"Ratfucking" is political slang for a dirty trick. Sometimes they're outright illegal (think, oh I don't know, hacking into an opponent's emails). But sometimes they're merely underhanded. One popular form of ratfucking, for example, is when a party runs ads in the opposing party's primary denouncing the (more moderate and electable) candidate as "not a true conservative/progressive". The hope is that this enflames the base to nominate a more extreme or polarizing candidate, who would in turn be an easier general election foe.
The latest burst of Donald Trump misogyny has finally caused a non-insubstantial number of prominent Republicans to withdraw their endorsement of their own candidate, or even pledge not to vote for him. Some of these Republicans include New Hampshire Sen. Kelly Ayotte, who just a few days ago called Trump a good role model (and is being hammered for it by her Democratic opponent) and Nevada Senate candidate Joe Heck, locked in a tight race with Democrat Catherine Cortez Masto. These disavowals, in turn, have generated a furious response from the GOP base which remains avidly pro-Trump. Heck was booed by his own supporters when he announced he was abandoning Trump. Paul Ryan received similar treatment from his hometown crowd after he bailed on a planned rally with Trump.
There has always been a gap between the Republican Party leadership -- which was always worried about Trump and thought he'd be a burden on the ticket -- and the base, which continues to adore him. The entire GOP side of the presidential race, after all, has been the sustained story of the party elites being unable to stop Trump (who -- to be perfectly clear -- I consider to be a beast of their creation. The GOP elite thought it could indefinitely whip up ever-more conspiratorial anti-Obama, anti-Clinton, anti-liberal, anti-government hysteria and yet still keep their base firmly under its own thumb. This entire election has been the story of that hubris blowing up in their face). But right now, it's perhaps more stark than ever: Party leaders actually abandoning their own nominee a month out from the election, while the Party cadre continuing to back him in earnest.

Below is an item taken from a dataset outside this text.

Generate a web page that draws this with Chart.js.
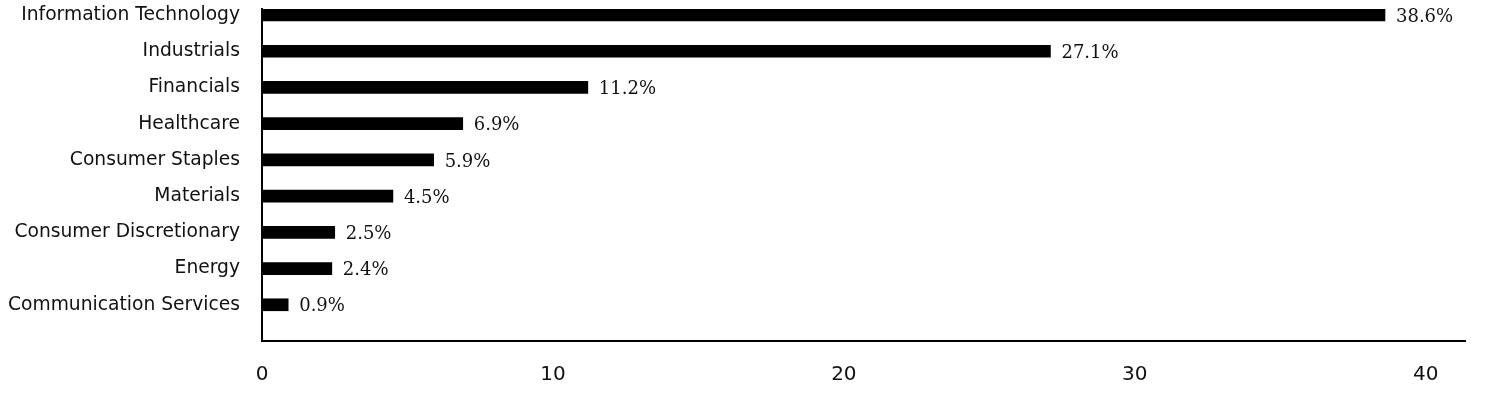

So what would happen if "someone" (probably some hitherto unknown group with a name like "People for a Greater America") started putting up some targeted ads urging Republican voters to not support the "traitors" who have turned on Trump? Label them RINOs, label them appeasers, label them tools of the wretched Hillary Clinton. Haven't we had enough of Republicans who knuckle under to the liberal media and PC culture? If they don't back Trump, why should Trump and his people back them? Throw a couple ads like that in select Nevada markets aimed at the folks who booed Heck, and watch the chaos blossom.
Of course, such a move would stand in tension with another Democratic objective: convincing anti-Trump swing voters that a vote for folks like Heck and Ayotte is akin to a vote for Trump. But with a sufficiently deft touch, it could be managed. There is a core of angry Trump supporters who are primed to hear this message, and they don't necessarily live in the same place or watch the same media as the suburban swing voters for whom Democrats very much want to harp on the "Trump = GOP" message. Hell, if one does it right one could probably get The Donald to tweet something out in favor. Every fiber of Trump's being probably wants to savage those turncoat Republicans who are urging him out of the race. Give him the opportunity, and I bet he'd lash out at them almost as a matter of reflex.
The GOP is fracturing wide open, and the Party's new strategy seems to be to throw Trump overboard in the hopes that it might save their downballot nominees. That might work ... if Trump's base continues to stay loyal to Republican politicians who just sold their candidate down the river. It seems to me that there are ample opportunities for a creative political operative to make that task much more difficult.